Blimps: New life for an old idea


Eighty-two years after the crash of a Navy airship designed as an airborne takeoff and landing point for biplanes, the concept of basing planes on dirigibles may be on its way back, this time as a base for drones.

TP Aerospace of Massachusetts is designing a blimp it calls Skybase for an undisclosed client. The blimp could launch, recover and refuel five 90-kilogram drones equipped with cameras, says Paul Adams, head of operations and part owner of the company.

TP Aerospace is not alone in the trend of basing drones on dirigibles. The retail giant Walmart applied for a U.S. patent in August for “gas-filled carrier aircrafts” from which unmanned aircraft would deliver products to customers. Last year, Amazon patented a similar idea.

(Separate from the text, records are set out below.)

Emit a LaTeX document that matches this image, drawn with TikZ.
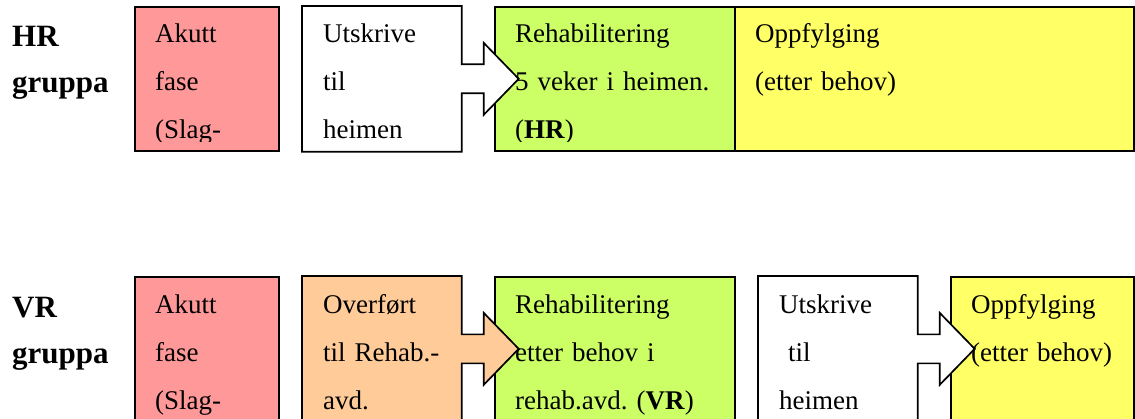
\documentclass[tikz,border=0pt]{standalone}
\usepackage{fontspec}
\setmainfont{Liberation Serif}
\frenchspacing
\definecolor{akutt}{HTML}{FF9999}
\definecolor{overfort}{HTML}{FFCC99}
\definecolor{rehab}{HTML}{CCFF66}
\definecolor{oppf}{HTML}{FFFF66}
\tikzset{
  every picture/.style={line join=miter},
  fase/.style={draw, line width=1.7pt, rectangle, anchor=north west, minimum height=144pt, inner sep=0pt},
  fasetxt/.style={anchor=base west, inner sep=0pt, text width=220pt, align=left, font=\fontsize{27}{48}\selectfont},
  gruppe/.style={anchor=base west, inner sep=0pt, text width=120pt, align=left, font=\fontsize{31}{46}\selectfont\bfseries},
  pilboks/.style={insert path={(#1.north west) -- (#1.north east) -- ([yshift=14.5pt]#1.east) -- ++(22,0) -- ++(0,21.5)
    -- ++(35,-36) -- ++(-35,-36) -- ++(0,21.5) -- ++(-22,0) -- (#1.south east) -- (#1.south west) -- cycle}},
}
% text inside a box, cut off at the bottom like the original
\newcommand{\fasetekst}[4][10pt]{%
  \begin{scope}
    \clip ([yshift=-0.8pt]#2.north west) rectangle ([yshift=#1]#2.south east);
    \node[fasetxt] (#3) at ([xshift=21pt,yshift=-37pt]#2.north west) {#4};
  \end{scope}}

\begin{document}
\begin{tikzpicture}[x=1pt,y=1pt]
\useasboundingbox (0,0) rectangle (1135,418);
% HR gruppa
\node[gruppe] (hr) at (12,371) {HR\\gruppa};
\node[fase, fill=akutt, minimum width=144pt] (akuttHR) at (134,412) {};
\node[fase, draw=none, minimum width=158pt] (utHR) at (302,412) {};
\node[fase, fill=rehab, minimum width=240pt] (rehabHR) at (494,412) {};
\node[fase, fill=oppf, minimum width=399pt] (oppfHR) at (734,412) {};
\draw[line width=1.7pt, fill=white] [pilboks=utHR];
\fasetekst{akuttHR}{akuttHRt}{Akutt\\fase\\(Slag-}
\fasetekst{utHR}{utHRt}{Utskrive\\til\\heimen}
\fasetekst{rehabHR}{rehabHRt}{Rehabilitering\\5 veker i heimen.\\(\textbf{HR})}
\fasetekst{oppfHR}{oppfHRt}{Oppfylging\\(etter behov)}
% VR gruppa
\node[gruppe] (vr) at (12,101) {VR\\gruppa};
\node[fase, fill=akutt, minimum width=144pt] (akuttVR) at (134,142) {};
\node[fase, draw=none, minimum width=158pt] (overVR) at (302,142) {};
\node[fase, fill=rehab, minimum width=240pt] (rehabVR) at (494,142) {};
\node[fase, draw=none, minimum width=158pt] (utVR) at (758,142) {};
\node[fase, fill=oppf, minimum width=183pt] (oppfVR) at (950,142) {};
\draw[line width=1.7pt, fill=overfort] [pilboks=overVR];
\draw[line width=1.7pt, fill=white] [pilboks=utVR];
\fasetekst[2pt]{akuttVR}{akuttVRt}{Akutt\\fase\\(Slag-}
\fasetekst[2pt]{overVR}{overVRt}{Overført\\til Rehab.-\\avd.}
\fasetekst[2pt]{rehabVR}{rehabVRt}{Rehabilitering\\etter behov i\\rehab.avd. (\textbf{VR})}
\fasetekst[2pt]{utVR}{utVRt}{Utskrive\\\ til\\heimen}
\fasetekst[2pt]{oppfVR}{oppfVRt}{Oppfylging\\(etter behov)}
\end{tikzpicture}
\end{document}
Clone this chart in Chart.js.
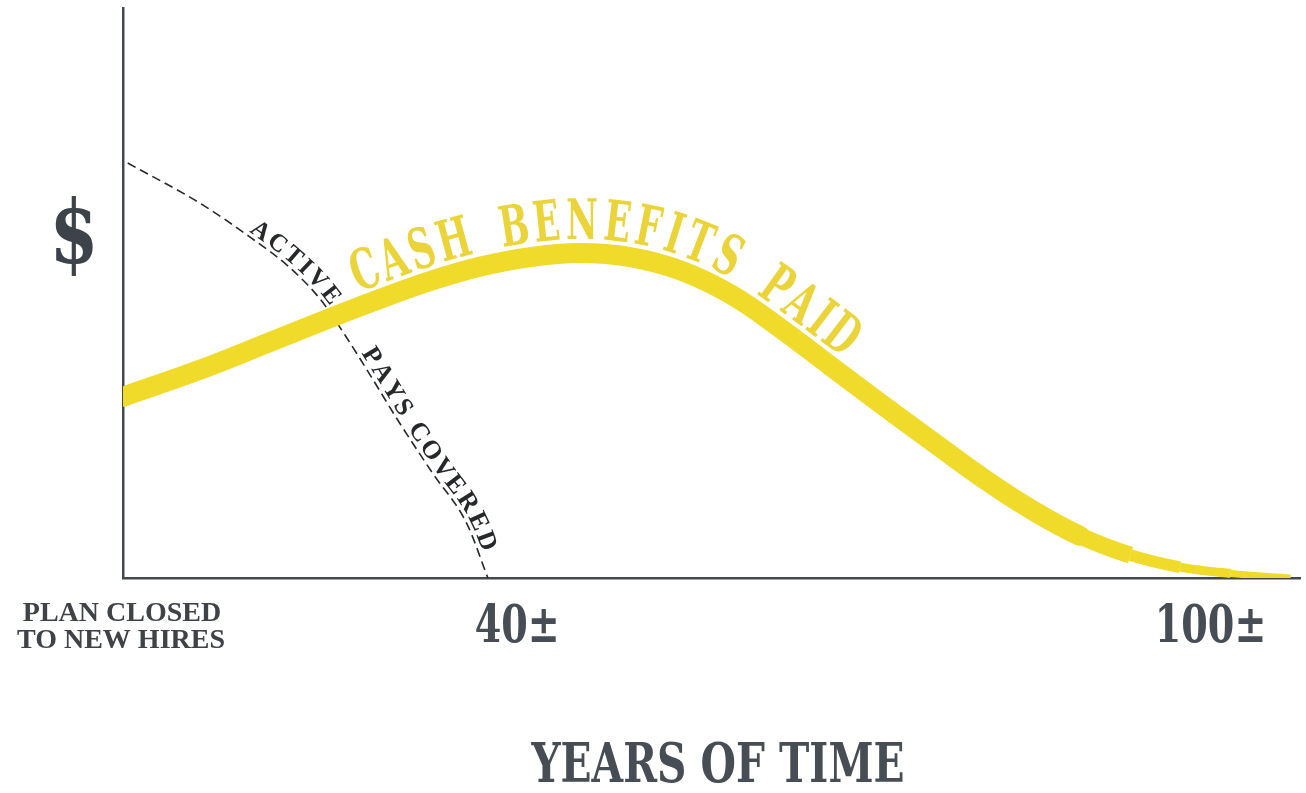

Why would anyone want to build an airborne aircraft carrier? As drones have become ubiquitous and cheaper to fly, entrepreneurs are starting to recognize their limitations. These small unmanned aircraft “don’t have 3,000 miles of range and they’re not going eight-tenths the speed of sound,” says Ron Hochstetler, a lighter-than-air airship technology consultant, making a comparison to jets. “They need to be closer typically to where their mission is, and unless you’re on the ground or the water nearby, you’ve only got the air as a way to get you closer.”

Skybase would measure about 60 meters long, similar in size to today’s Goodyear blimps but considerably smaller than the Navy’s flying aircraft carrier that crashed in 1935 off the coast of Point Sur, California.

The USS Macon measured 239 meters long and could carry up to six F9C Sparrowhawk biplanes. By contrast, Skybase would carry fixed-wing or quad-rotor drones, depending on the client’s mission, equipped with cameras. A pilot on the ground would operate the blimp and drones, freeing Skybase to stay aloft for two days or more at a time, Adams says.

Amazon and Walmart are purposefully vague about their concepts, but airship industry observers believe their proposed floating warehouses would need to be massive to make sense economically and to accommodate the features described in their patent documents. Walmart’s patent application describes an airship with a kitchen, bunks and bathrooms for workers who sleep and work in shifts. Amazon’s patent calls for the airship to carry equipment like forklifts and trolleys. The Amazon patent does not say how big this floating warehouse would have to be, but says a “shuttle” airship measuring 30 meters long would loft workers to the warehouse and bring fresh inventory and new delivery drones.

Amazon’s main airship would float above commercial airspace at 45,000 feet and on occasion descend to 2,000 feet to make advertising visible to people on the ground, according to the patent. Two airship experts questioned the viability of the concept, saying that to fly at 45,000 feet, an airship would need about six times more lifting gas than would be required to carry the same weight at 2,000 feet.Spokesmen for Amazon and Walmart declined to comment on the retailers’ proposed airships. Amazon’s Prime Air division has been flying drones for private delivery tests in the U.K.